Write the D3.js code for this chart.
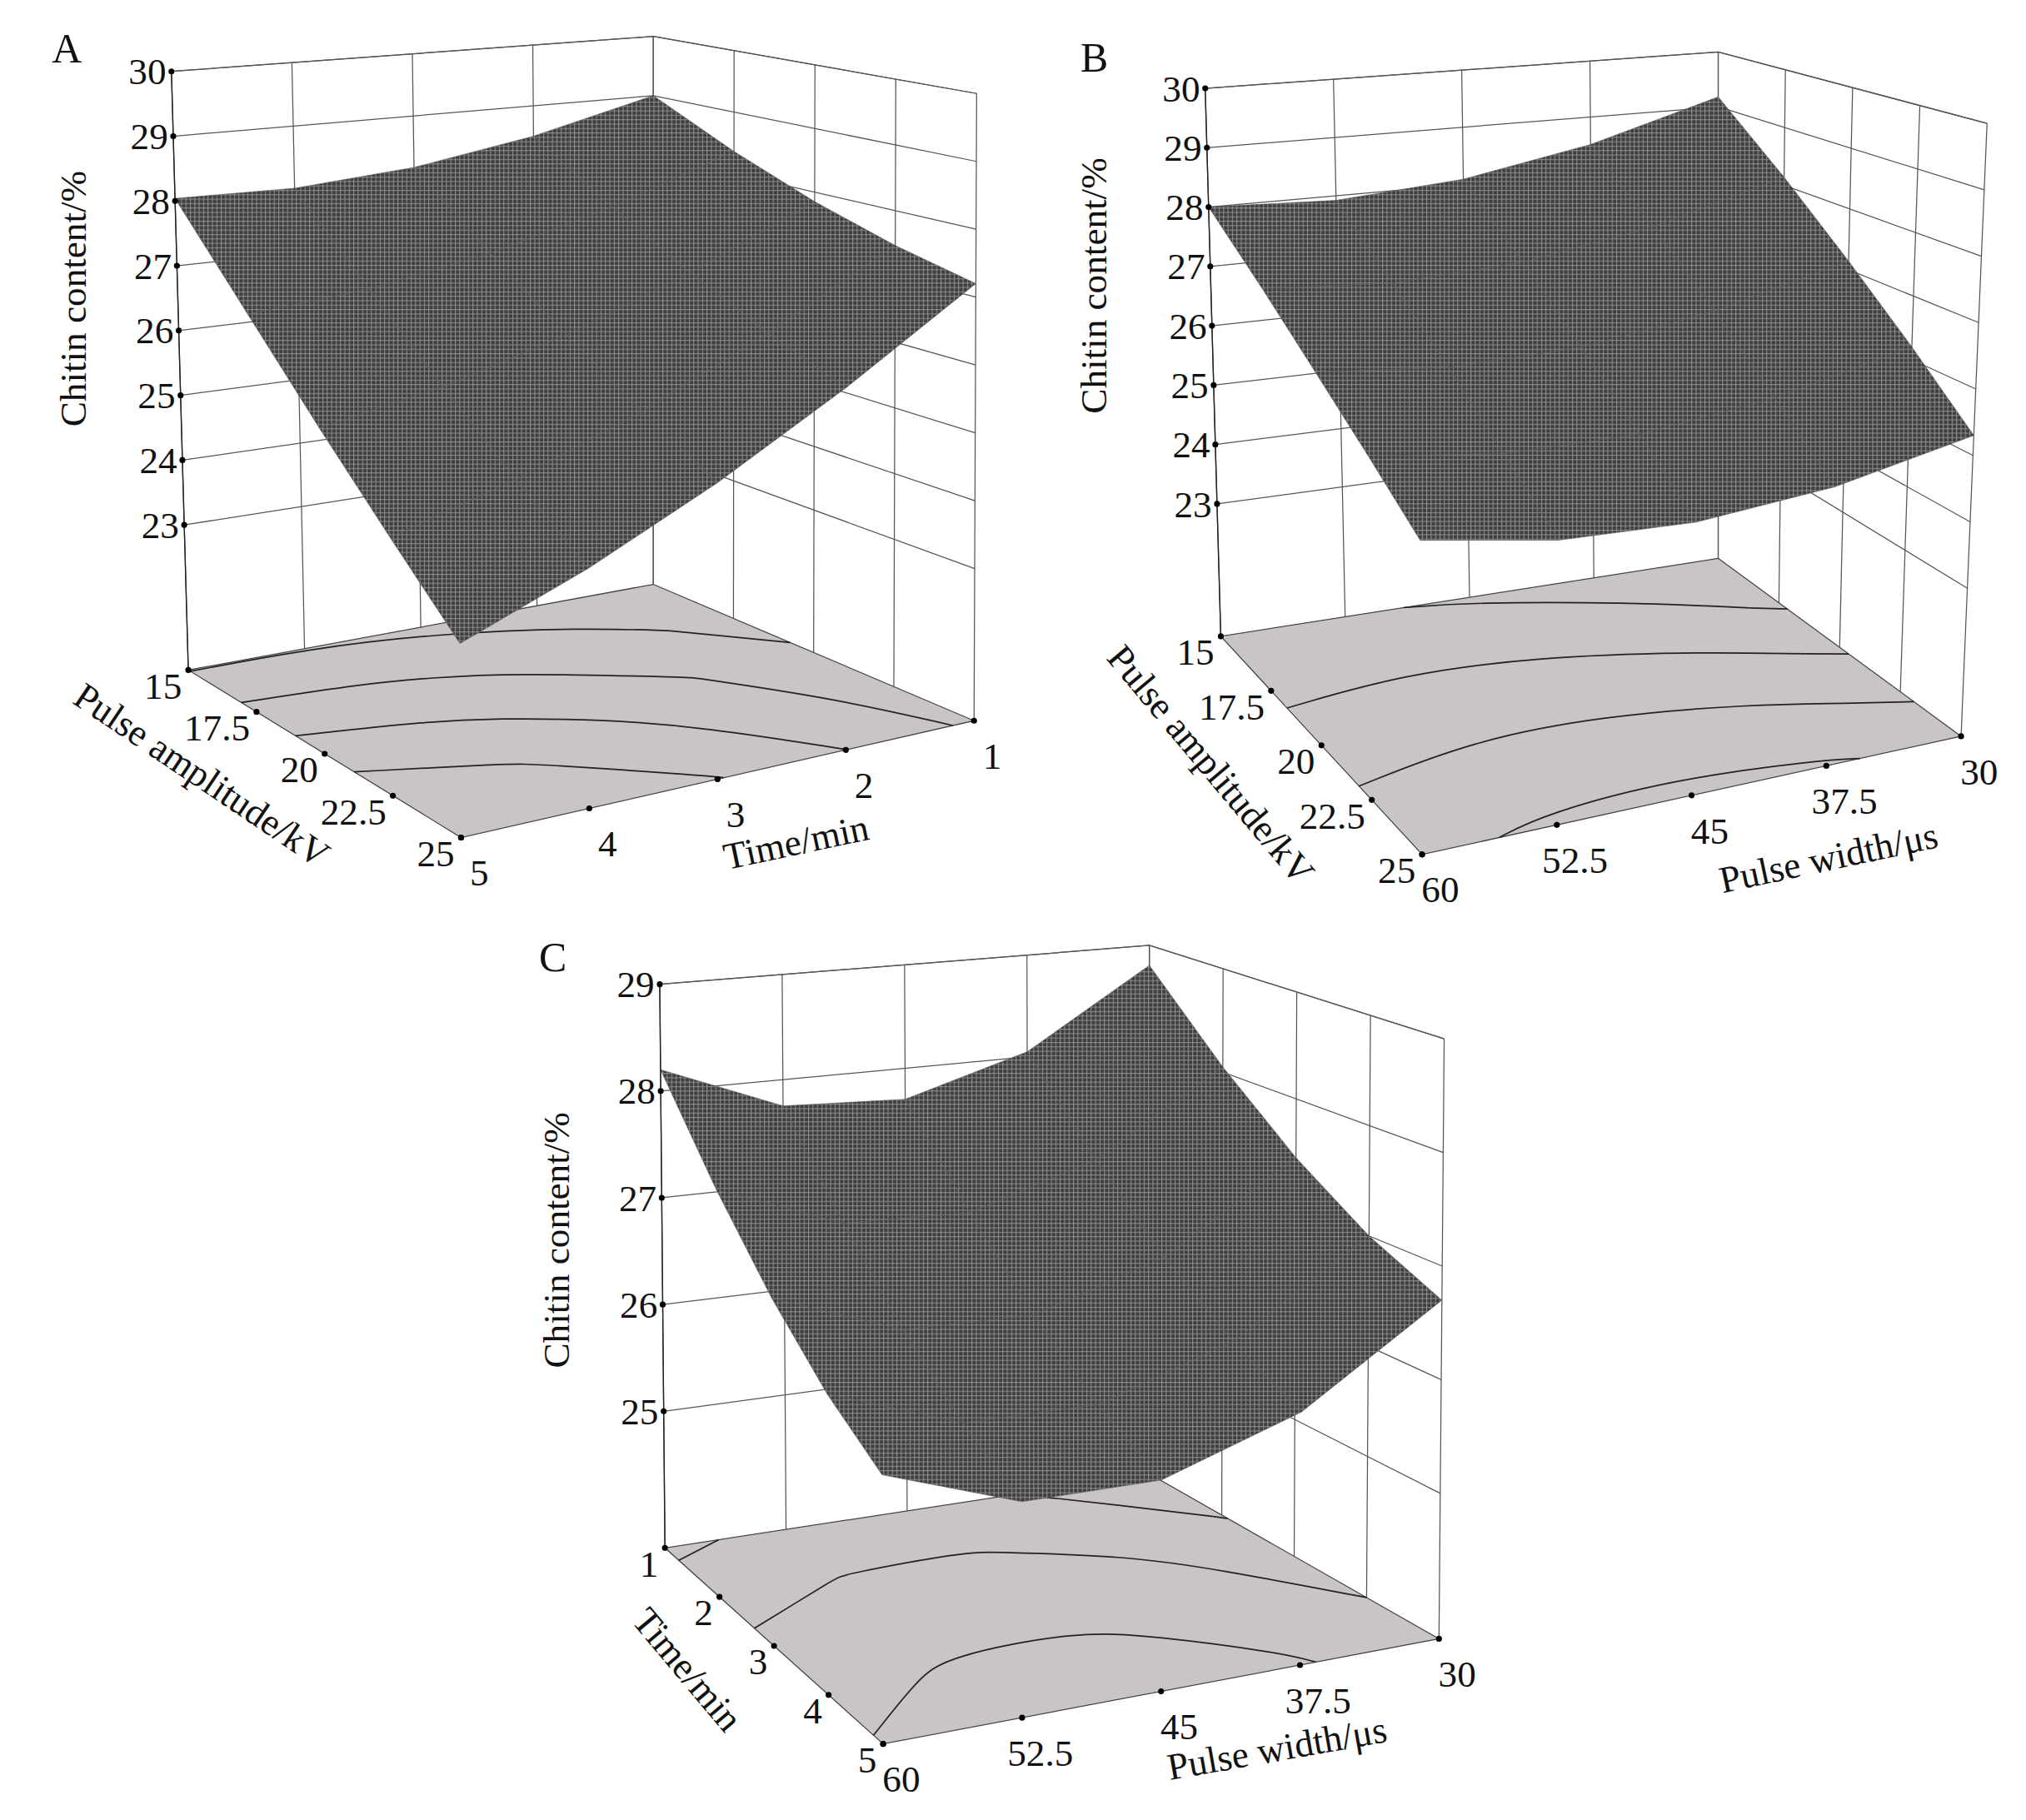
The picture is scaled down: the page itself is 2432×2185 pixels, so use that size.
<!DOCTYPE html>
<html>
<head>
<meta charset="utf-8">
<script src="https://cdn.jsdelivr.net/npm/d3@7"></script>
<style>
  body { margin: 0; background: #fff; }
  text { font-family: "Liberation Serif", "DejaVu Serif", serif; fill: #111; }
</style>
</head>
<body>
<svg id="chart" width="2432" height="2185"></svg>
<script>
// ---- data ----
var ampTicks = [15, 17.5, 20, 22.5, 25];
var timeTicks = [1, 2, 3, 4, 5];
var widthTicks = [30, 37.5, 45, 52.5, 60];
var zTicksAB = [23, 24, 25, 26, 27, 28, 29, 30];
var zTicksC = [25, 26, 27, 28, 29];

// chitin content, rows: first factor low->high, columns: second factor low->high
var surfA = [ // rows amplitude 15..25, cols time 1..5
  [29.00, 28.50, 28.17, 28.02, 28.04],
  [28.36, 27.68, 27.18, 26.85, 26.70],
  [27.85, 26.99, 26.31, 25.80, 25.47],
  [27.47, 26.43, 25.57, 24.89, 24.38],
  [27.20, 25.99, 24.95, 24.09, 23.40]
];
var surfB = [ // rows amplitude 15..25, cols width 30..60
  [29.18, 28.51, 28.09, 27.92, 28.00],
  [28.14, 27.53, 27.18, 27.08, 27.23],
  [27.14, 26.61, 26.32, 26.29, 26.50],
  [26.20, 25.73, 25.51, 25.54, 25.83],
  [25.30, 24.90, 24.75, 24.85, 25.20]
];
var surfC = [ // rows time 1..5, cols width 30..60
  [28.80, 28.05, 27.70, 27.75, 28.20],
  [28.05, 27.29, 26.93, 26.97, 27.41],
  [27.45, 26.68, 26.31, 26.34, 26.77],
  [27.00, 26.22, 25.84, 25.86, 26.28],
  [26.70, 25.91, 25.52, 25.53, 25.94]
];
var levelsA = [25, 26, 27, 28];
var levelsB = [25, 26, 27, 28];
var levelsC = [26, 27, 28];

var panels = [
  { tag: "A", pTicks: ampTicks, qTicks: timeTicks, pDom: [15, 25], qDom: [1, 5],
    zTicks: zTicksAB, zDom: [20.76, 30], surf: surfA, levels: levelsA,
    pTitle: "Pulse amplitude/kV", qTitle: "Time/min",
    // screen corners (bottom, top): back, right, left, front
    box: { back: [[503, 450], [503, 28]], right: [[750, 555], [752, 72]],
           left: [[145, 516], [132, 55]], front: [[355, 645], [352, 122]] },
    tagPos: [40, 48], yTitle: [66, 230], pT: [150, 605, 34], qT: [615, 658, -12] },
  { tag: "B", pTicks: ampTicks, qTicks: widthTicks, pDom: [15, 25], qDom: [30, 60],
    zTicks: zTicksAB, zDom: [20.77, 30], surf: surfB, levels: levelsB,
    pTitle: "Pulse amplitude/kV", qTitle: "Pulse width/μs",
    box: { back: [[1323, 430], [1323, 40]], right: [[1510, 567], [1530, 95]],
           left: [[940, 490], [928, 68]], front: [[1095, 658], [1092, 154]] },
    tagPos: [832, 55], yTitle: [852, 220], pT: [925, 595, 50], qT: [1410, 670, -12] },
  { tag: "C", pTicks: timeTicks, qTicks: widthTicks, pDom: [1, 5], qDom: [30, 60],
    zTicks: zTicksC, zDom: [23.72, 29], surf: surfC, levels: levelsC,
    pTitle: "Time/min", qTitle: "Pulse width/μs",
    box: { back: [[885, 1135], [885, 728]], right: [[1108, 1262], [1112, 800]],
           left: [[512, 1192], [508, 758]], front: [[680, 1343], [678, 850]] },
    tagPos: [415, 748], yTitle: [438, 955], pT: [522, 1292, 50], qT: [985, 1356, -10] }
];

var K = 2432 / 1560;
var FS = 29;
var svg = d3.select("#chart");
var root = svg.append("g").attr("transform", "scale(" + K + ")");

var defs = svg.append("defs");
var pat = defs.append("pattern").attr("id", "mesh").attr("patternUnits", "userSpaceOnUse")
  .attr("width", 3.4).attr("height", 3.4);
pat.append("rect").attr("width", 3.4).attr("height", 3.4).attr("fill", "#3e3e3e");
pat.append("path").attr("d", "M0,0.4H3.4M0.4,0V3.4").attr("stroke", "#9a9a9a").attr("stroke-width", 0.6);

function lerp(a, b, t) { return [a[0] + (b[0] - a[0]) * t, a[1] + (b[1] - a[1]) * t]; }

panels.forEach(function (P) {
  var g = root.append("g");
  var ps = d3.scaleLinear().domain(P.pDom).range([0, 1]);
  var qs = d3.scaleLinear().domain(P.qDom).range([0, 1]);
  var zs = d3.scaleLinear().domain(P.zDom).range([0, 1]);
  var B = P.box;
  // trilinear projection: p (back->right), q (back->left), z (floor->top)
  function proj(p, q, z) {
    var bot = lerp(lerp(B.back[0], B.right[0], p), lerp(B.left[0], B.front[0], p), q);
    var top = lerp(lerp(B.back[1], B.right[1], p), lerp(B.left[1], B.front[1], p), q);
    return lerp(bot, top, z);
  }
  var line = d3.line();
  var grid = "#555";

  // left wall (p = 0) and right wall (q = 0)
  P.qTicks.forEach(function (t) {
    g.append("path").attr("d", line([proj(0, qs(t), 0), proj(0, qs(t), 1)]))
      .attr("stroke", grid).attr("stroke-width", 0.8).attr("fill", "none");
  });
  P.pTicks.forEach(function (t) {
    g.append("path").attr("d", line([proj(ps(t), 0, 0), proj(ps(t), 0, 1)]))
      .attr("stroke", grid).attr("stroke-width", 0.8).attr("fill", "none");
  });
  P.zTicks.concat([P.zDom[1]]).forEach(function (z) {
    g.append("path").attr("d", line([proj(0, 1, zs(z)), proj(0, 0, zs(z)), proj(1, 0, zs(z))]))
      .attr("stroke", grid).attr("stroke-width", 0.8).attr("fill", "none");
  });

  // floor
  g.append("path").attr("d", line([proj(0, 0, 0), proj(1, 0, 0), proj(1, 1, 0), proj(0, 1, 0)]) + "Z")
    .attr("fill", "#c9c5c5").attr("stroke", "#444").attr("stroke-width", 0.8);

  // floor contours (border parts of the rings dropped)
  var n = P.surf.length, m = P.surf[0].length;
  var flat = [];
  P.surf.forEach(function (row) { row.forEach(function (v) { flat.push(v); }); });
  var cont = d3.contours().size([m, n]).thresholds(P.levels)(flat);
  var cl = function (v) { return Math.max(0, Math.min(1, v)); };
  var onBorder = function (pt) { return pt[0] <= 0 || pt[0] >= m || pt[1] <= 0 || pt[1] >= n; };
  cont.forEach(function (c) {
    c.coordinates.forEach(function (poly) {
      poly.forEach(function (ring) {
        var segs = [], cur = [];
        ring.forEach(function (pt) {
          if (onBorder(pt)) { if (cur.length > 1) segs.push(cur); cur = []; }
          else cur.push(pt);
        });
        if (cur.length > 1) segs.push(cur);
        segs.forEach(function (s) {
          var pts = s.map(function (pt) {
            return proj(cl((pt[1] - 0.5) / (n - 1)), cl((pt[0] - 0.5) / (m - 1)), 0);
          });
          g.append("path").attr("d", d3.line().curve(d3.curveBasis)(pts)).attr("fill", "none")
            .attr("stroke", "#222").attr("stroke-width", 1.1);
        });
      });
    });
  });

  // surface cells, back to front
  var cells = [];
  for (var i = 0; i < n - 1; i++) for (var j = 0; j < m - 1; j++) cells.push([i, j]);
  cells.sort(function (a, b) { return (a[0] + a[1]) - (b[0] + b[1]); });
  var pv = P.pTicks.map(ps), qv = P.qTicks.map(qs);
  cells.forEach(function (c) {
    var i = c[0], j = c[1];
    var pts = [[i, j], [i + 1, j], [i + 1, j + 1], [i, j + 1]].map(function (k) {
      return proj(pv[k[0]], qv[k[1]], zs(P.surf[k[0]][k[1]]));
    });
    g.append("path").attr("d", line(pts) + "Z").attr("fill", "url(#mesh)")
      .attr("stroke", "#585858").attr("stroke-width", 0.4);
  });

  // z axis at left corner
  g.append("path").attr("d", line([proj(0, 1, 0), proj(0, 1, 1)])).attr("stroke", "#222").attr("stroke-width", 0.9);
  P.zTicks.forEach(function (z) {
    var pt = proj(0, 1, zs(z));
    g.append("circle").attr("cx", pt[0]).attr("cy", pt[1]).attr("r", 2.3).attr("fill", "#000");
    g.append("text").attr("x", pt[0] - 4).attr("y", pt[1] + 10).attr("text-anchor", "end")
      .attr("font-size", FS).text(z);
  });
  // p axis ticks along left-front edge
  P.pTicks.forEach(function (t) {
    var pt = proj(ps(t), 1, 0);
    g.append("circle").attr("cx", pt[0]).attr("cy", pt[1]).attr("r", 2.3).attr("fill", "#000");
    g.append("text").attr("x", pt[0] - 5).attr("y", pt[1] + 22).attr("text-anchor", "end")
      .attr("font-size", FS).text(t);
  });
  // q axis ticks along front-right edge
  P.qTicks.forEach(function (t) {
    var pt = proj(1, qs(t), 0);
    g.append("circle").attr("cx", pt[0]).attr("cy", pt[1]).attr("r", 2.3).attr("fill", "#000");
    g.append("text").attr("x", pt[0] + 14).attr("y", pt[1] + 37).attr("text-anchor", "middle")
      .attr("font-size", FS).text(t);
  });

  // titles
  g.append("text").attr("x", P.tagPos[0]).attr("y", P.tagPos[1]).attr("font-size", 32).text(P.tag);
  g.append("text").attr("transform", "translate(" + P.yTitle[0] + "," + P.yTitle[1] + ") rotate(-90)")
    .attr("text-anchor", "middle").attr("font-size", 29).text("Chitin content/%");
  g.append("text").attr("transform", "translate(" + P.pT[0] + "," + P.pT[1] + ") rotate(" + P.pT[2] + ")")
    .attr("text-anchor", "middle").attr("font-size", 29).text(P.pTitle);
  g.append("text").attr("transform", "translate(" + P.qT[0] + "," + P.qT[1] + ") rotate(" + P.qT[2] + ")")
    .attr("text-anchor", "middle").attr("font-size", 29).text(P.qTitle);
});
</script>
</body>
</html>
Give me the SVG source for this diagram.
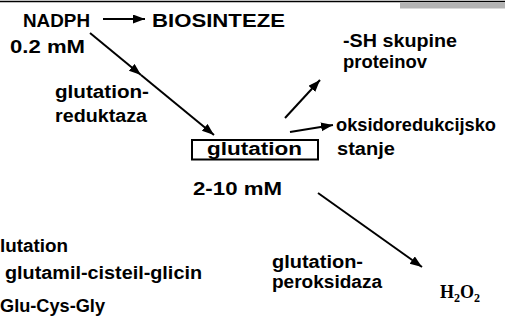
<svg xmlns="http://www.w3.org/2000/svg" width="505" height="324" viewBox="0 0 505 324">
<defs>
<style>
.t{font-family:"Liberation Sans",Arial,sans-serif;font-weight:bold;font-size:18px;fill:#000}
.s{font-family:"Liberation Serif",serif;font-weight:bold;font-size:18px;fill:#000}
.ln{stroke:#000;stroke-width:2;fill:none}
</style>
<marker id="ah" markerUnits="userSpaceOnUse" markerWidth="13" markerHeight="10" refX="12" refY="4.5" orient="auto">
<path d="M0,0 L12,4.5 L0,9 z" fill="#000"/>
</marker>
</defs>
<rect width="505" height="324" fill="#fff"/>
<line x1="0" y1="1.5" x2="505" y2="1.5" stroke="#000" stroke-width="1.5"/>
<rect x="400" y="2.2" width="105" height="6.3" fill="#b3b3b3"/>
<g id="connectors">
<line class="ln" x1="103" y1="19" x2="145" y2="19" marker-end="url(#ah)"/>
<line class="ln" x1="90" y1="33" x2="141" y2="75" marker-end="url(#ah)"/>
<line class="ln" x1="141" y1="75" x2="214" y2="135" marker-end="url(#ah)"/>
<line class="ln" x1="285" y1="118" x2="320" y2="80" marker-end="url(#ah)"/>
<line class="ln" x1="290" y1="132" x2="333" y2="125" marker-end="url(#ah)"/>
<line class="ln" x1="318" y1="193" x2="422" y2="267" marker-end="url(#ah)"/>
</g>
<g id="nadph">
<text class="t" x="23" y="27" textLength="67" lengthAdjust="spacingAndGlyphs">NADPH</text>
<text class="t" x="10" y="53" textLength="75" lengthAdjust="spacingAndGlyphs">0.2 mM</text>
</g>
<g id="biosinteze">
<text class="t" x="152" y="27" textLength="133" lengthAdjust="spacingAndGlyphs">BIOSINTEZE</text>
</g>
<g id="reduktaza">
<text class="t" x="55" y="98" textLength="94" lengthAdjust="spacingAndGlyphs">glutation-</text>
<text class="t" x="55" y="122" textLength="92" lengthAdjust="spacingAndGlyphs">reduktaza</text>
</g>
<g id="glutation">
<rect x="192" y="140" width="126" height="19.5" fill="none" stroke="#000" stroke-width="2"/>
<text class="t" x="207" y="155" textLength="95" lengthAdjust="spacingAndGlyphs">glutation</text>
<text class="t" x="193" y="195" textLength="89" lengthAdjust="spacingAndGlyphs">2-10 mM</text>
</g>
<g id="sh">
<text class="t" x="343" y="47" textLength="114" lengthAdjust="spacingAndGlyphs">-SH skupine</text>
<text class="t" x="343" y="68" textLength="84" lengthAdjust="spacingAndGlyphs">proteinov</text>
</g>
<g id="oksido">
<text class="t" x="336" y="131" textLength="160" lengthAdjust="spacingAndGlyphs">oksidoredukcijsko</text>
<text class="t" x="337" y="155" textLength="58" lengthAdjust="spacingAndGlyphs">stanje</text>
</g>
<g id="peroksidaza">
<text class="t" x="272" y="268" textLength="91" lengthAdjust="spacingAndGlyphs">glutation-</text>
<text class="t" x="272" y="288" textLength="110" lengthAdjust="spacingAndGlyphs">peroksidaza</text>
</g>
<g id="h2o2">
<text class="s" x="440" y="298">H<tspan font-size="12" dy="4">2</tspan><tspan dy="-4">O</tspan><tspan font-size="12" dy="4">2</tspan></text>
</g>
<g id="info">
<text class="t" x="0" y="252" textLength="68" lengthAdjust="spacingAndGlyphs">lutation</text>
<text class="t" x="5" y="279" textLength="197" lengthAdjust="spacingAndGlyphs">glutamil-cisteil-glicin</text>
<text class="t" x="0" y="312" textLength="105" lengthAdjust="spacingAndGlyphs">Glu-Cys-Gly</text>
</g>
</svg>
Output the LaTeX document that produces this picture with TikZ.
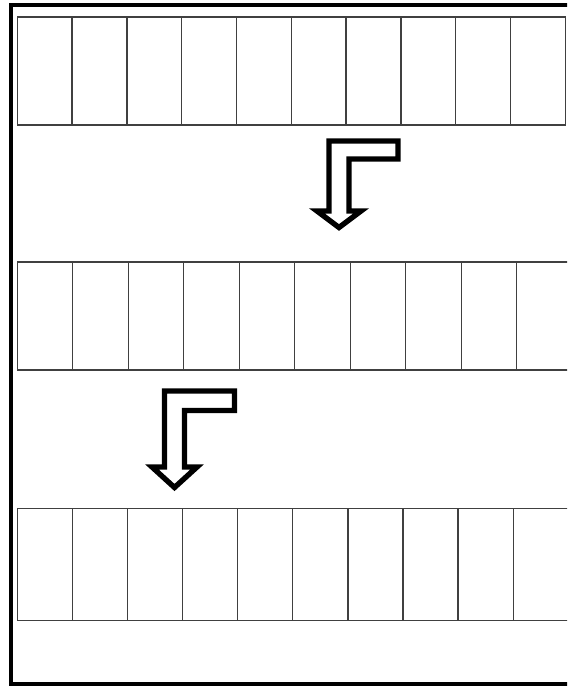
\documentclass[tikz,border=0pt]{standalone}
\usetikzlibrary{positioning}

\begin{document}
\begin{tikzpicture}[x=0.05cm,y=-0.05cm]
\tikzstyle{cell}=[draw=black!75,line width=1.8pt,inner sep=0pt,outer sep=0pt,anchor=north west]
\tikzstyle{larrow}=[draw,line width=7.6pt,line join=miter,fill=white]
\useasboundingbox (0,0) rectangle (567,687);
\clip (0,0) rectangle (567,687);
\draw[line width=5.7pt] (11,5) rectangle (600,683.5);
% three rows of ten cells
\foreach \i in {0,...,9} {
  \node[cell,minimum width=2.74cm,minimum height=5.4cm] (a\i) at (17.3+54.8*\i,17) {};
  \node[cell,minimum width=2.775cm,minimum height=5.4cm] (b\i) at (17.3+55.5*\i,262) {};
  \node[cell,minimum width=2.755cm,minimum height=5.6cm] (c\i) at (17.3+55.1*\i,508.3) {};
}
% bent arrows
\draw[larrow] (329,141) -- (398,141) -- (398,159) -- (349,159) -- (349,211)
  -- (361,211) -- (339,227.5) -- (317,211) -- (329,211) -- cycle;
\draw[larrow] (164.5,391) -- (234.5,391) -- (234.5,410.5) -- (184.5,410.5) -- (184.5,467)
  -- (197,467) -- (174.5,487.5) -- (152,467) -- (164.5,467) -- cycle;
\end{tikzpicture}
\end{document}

# # #

## What the exercise asks:
All lines holding the word "that" should be picked out and copied.

## Full output:
The picture is scaled down: the page itself is 2432×2185 pixels, so use that size.
Output the LaTeX document that produces this picture with TikZ.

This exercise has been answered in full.